Keiko’s role as the novel’s avenger, however, is central to Kawabata’s investigation of the destructive power of memory and love: of failing to appreciate that the past must be the past. Her revenge plot, boldly executed, brings at the end an operatic intensity to the novel’s otherwise understated drama. In her determination to punish Oki for Otoko’s long-ago suffering, Keiko embodies the tragic flaw of vengeance: it consumes her. But Kawabata complicates this portrayal by linking Keiko’s revenge with her artistic creativity. Her actions, while morally questionable, are also a form of performance, an artistic statement meant to correct a perceived injustice, and much of the relationship between Keiko and Otoko is expressed through artistic conversations.
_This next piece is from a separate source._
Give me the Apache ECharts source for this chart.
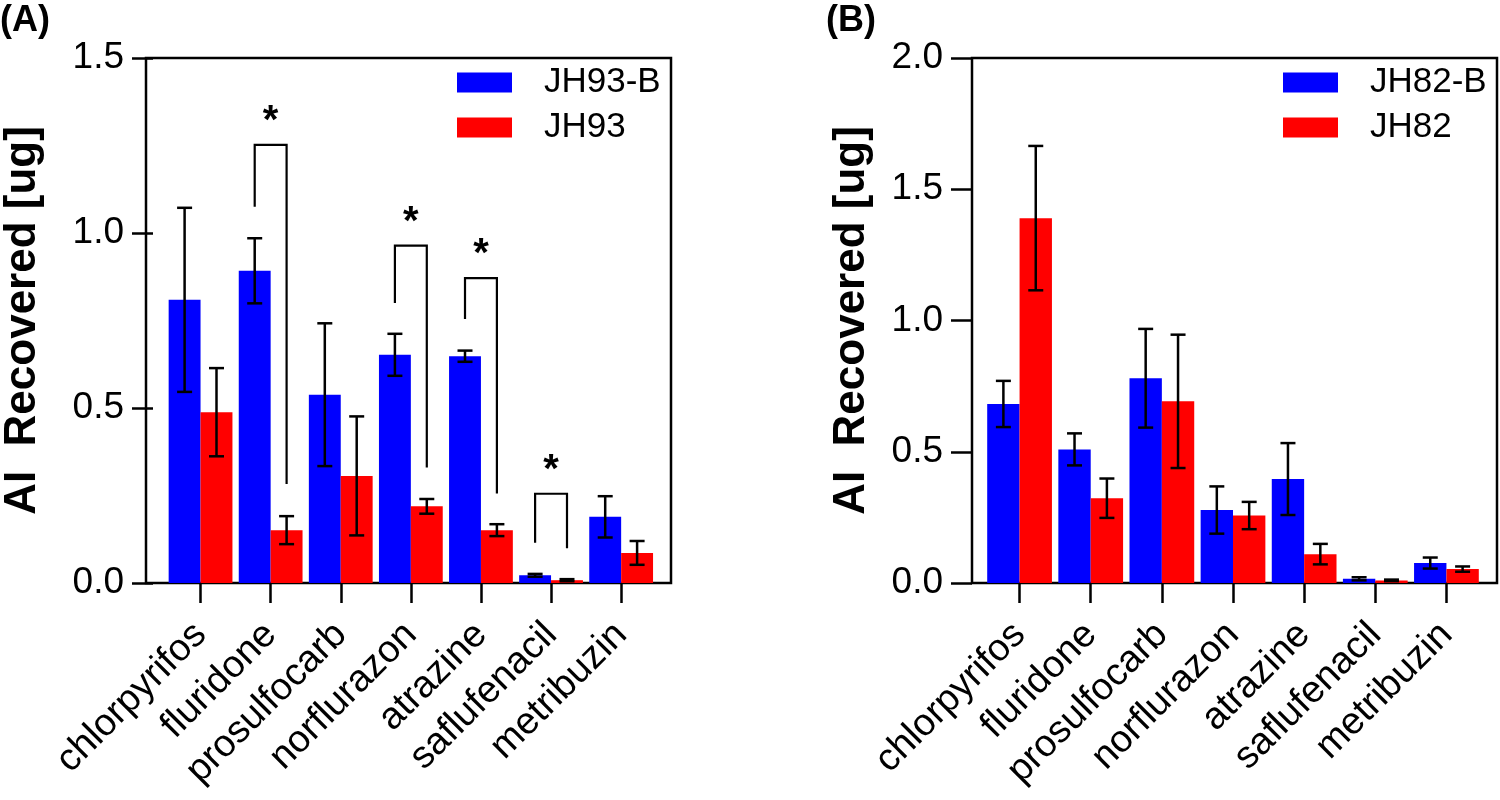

Keiko’s desire for vengeance echoes the classical kanzen chōaku ("punish the wicked and reward the good") trope found in Edo-period literature, but Kawabata subverts this moral simplicity. Instead of a straightforward moral reckoning, Beauty and Sadness offers a more existential view of revenge, in which Keiko’s actions, far from restoring balance, only deepen the wounds of the past. Much like Mishima’s The Temple of the Golden Pavilion (where the protagonist destroys the temple to reconcile his own inadequacies,) Keiko’s revenge is less about justice and more about asserting control over a world in which she feels powerless. It is telling that she enacts her revenge on Oki by the seduction of his son, which seduction ends in the latter’s death, but with whom Oki scarcely has a relationship of any meaning.
Ultimately, Beauty and Sadness is a meditation on the dangers of dwelling on the past and the impossibility of human connection. In its exploration of memory, time, and the complex interplay of beauty and sorrow, Beauty and Sadness resonates with Kawabata’s broader literary vision. Like Snow Country and The Sound of the Mountain, the novel offers no easy resolutions, no grand moment of redemption. Instead, he leaves us with the quiet, aching awareness that beauty is both fleeting and indelible.